# STATED GOAL
Identify each line in the records below that contains the word "this", and copy it.

[Figure scripts]
--- Begin ---
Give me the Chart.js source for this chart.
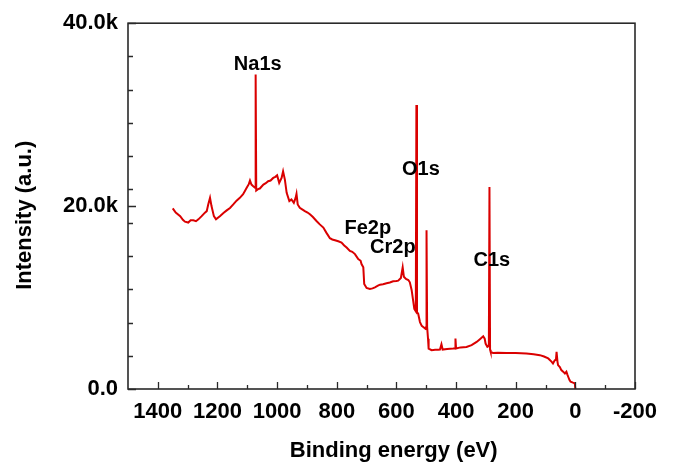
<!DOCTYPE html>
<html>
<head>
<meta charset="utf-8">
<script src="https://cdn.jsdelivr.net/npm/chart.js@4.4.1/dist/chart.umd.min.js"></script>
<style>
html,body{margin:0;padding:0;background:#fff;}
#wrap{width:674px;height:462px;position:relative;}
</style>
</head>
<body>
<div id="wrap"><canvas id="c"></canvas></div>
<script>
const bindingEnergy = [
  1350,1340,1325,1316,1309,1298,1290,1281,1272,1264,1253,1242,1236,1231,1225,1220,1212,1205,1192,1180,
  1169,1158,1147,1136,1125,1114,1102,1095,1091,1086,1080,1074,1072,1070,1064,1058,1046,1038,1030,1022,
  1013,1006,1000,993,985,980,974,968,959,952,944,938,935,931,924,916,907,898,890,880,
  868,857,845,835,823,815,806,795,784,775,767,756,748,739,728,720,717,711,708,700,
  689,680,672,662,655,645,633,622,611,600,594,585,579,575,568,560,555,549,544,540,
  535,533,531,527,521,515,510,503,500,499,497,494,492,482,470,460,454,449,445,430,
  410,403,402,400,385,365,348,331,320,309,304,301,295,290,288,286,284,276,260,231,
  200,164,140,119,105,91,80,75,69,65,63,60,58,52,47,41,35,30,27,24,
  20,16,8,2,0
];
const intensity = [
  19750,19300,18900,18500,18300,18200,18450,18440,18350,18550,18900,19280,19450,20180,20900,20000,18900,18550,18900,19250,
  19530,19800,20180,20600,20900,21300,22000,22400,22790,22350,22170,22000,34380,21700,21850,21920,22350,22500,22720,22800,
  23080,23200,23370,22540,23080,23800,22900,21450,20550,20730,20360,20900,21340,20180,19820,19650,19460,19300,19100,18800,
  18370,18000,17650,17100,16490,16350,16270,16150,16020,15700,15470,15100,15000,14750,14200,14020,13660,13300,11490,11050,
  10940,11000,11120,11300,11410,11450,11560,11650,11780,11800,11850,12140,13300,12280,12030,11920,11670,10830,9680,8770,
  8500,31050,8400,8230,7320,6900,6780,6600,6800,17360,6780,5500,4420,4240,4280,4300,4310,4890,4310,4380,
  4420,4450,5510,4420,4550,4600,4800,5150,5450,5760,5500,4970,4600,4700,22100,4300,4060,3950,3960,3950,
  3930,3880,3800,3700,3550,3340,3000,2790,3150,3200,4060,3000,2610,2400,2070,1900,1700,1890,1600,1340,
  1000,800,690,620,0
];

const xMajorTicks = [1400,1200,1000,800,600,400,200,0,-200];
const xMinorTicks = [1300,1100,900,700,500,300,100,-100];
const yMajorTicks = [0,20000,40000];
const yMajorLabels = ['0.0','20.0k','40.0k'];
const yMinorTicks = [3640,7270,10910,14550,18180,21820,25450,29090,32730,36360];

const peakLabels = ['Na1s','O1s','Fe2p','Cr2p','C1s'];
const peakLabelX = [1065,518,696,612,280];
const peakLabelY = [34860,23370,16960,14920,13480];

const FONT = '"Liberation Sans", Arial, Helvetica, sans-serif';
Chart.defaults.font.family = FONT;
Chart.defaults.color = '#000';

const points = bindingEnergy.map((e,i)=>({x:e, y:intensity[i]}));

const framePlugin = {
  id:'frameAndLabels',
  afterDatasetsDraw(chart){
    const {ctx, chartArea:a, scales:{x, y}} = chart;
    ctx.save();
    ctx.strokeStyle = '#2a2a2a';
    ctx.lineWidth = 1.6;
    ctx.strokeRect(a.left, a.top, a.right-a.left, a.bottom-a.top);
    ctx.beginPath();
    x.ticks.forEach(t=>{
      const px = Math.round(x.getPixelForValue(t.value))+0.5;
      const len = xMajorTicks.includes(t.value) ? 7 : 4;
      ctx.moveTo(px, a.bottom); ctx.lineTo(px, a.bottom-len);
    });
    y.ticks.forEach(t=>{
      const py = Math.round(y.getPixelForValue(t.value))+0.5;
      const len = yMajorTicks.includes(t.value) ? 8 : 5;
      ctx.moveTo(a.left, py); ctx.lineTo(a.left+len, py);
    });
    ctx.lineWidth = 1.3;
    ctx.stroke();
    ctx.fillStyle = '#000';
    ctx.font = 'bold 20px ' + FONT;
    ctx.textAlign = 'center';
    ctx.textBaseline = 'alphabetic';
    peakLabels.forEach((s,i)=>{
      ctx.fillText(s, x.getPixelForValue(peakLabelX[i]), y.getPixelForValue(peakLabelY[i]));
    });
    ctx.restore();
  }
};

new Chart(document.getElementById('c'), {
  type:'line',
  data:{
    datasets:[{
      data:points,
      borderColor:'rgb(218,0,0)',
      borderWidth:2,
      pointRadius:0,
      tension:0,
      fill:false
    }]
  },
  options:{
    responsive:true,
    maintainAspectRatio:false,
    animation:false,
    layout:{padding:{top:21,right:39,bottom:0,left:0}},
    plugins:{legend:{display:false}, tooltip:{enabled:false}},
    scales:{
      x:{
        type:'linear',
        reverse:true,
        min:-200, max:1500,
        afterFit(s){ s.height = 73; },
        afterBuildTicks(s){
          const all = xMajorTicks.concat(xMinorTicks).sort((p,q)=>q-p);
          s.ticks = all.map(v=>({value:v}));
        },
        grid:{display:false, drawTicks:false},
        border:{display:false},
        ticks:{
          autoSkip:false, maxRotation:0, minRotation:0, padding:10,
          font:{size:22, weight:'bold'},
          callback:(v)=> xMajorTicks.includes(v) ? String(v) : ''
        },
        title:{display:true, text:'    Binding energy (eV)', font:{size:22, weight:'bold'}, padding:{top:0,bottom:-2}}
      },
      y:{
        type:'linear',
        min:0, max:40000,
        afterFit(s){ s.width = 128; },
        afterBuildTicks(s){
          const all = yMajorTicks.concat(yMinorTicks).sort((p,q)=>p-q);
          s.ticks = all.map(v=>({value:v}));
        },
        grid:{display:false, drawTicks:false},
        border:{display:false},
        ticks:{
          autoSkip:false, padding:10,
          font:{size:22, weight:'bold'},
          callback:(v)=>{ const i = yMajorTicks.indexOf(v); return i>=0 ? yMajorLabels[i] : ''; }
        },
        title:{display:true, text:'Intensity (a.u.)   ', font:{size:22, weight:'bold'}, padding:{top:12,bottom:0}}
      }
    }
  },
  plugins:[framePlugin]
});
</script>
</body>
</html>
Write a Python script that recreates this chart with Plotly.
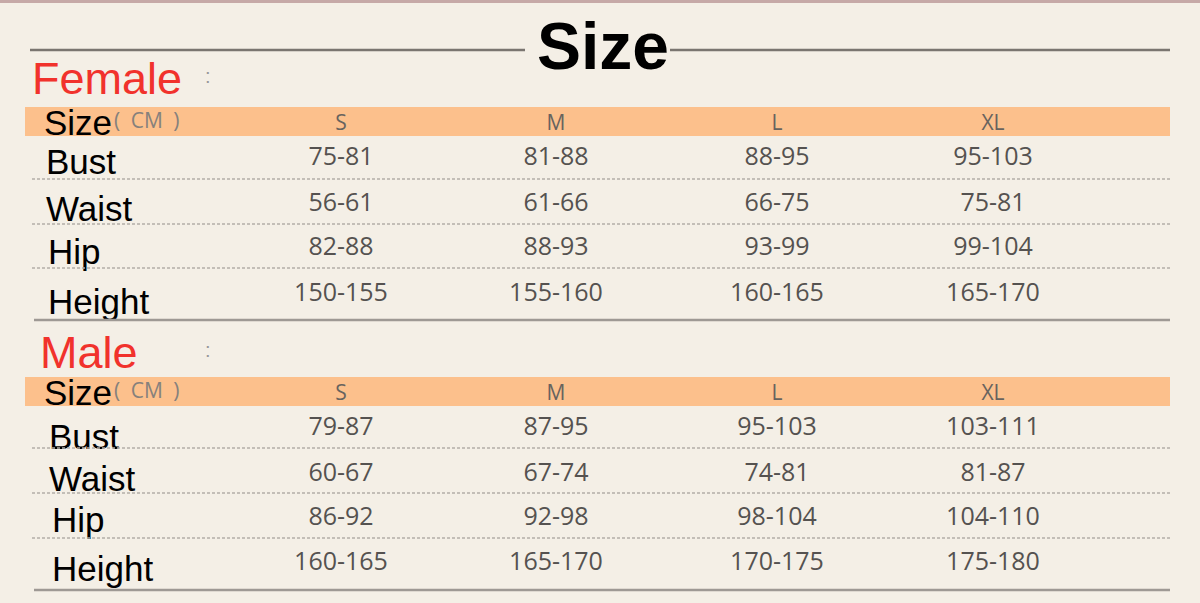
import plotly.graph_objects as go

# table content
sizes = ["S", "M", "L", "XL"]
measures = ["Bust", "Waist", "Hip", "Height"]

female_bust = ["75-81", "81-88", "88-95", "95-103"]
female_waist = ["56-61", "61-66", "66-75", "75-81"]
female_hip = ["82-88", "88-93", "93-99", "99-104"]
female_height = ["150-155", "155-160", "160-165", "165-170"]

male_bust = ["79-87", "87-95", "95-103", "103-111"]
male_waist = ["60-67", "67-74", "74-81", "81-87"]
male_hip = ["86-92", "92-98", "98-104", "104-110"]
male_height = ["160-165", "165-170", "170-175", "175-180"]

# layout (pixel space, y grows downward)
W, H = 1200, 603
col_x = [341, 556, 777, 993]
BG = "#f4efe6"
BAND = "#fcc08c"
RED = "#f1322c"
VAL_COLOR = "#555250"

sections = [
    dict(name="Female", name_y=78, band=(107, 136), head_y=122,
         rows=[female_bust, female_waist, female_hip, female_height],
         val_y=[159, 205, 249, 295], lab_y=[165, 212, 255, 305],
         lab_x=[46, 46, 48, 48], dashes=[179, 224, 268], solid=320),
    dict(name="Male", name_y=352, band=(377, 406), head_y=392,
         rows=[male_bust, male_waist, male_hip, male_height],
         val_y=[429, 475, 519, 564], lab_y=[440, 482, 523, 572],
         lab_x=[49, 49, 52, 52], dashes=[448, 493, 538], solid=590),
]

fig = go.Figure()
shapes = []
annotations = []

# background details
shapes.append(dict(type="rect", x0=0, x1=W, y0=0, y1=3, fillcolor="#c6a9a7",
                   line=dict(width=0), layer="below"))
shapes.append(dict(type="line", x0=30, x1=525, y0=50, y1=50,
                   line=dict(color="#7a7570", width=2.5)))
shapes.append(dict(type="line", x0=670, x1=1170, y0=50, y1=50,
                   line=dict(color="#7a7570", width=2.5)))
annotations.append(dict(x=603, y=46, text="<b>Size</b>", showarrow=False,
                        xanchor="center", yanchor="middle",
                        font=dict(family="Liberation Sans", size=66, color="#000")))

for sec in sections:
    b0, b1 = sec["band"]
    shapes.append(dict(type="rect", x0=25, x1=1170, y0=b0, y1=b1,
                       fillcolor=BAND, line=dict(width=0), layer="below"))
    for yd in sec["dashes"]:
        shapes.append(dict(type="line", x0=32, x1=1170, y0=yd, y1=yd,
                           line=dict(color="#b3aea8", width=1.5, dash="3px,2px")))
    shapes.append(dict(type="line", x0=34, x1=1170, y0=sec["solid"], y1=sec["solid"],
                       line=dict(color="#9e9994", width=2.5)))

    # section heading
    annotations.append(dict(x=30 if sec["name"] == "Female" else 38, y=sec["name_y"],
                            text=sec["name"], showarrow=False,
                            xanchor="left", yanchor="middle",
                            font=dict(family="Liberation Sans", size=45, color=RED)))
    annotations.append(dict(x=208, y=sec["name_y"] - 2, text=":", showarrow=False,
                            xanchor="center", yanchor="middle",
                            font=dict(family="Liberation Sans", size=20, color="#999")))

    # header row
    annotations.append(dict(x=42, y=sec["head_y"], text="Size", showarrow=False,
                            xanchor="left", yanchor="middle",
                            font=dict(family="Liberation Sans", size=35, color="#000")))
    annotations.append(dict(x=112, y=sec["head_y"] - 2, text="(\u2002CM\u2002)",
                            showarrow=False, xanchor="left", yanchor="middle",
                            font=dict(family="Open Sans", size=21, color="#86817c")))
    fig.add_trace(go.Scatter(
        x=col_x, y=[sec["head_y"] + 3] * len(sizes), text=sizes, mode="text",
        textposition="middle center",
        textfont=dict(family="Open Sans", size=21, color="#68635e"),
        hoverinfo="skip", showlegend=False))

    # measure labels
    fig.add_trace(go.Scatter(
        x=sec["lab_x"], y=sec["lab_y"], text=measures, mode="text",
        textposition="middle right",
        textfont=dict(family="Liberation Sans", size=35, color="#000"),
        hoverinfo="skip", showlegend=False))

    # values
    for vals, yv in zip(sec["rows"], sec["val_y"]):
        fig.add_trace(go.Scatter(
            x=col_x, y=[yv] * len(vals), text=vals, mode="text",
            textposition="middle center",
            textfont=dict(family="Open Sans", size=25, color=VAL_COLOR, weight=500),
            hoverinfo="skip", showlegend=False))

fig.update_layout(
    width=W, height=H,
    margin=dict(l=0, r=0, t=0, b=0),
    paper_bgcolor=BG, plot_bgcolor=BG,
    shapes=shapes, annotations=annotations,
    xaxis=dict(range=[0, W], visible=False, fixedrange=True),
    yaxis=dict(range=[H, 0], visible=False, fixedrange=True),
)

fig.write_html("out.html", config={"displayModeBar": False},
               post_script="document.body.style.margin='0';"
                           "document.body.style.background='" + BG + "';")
--- End ---
# COMPLETED TASK
Give me the Chart.js source for this chart.
Write a Python script that recreates this chart with Plotly.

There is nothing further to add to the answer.